IS THE CBN A PUBLIC OFFICER OR A BANK WITHIN THE CONTEXT OF ATTACHING MONIES OF THE FGN?
Another position, which was considered by the Apex Court in the CBN v. INTERSTELLA decision under review, is with respect of this vexed question that has equally posed tremendous hurdle to judgment creditors seeking to enforce judgment sum against the FGN accounts domiciled with the CBN. The decision of IBRAHIM v. JSC has lent credence in classifying the CBN as a public office hence can be held out as custodial legis requiring consent. However, the Court of Appeal per GALADIMA JCA (as he then was, later JSC (retired)) in PURIFICATION TECHNIQUE v. AG LAGOS (2012) 1 BFLR 544 gave a very shy treatment to the issue and relegated it to the back waters, when it held that there is absolutely no basis for treating government’s bank accounts any differently from bank accounts of every other juristic personality or customers. It is pertinent to note that in this instant case, the Garnishee proceedings sought to attach monies standing in credit to the Lagos State Government accounts domiciled in Commercial Banks through CBN was equally sought to be attached.

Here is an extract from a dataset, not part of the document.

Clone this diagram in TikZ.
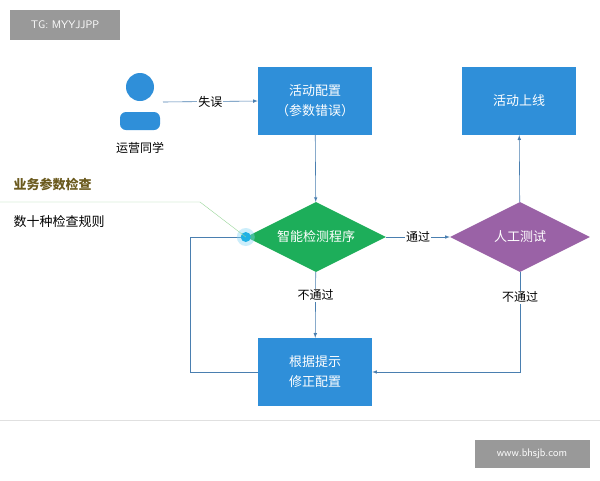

At page 76-78 of the CBN v. INTERSTELLA the Supreme Court was confronted with this issue. Again, the Court considered the factual circumstances of the case in interpreting the statute to meet the “Justice” of the case. It was persuaded by the position taken in PURIFICATION TECHNIQUE v. AG LAGOS (Supra) that CBN is just a Banker to the FG who can be sued as garnishee in satisfying debt in its custody. Where it held thus
“The relationship between the 3rd respondent and the appellant in this case, same is purely that of a banker to a customer. Therefore, the question of whether the appellant is a public officer, who cannot release funds except the consent of the AGF is obtained does not apply to the facts and circumstances of this case”.
Finally, it is the writer’s contention that CBN v. INTERSTELLA has created wide panoply of exceptions from different fronts to the general principle, which will assist Judgment Creditors in their quest for monetary enforcement against the state, however it did not in my opinion expressly address and/or nullify the constitutionality of Section 84 of the SCPA.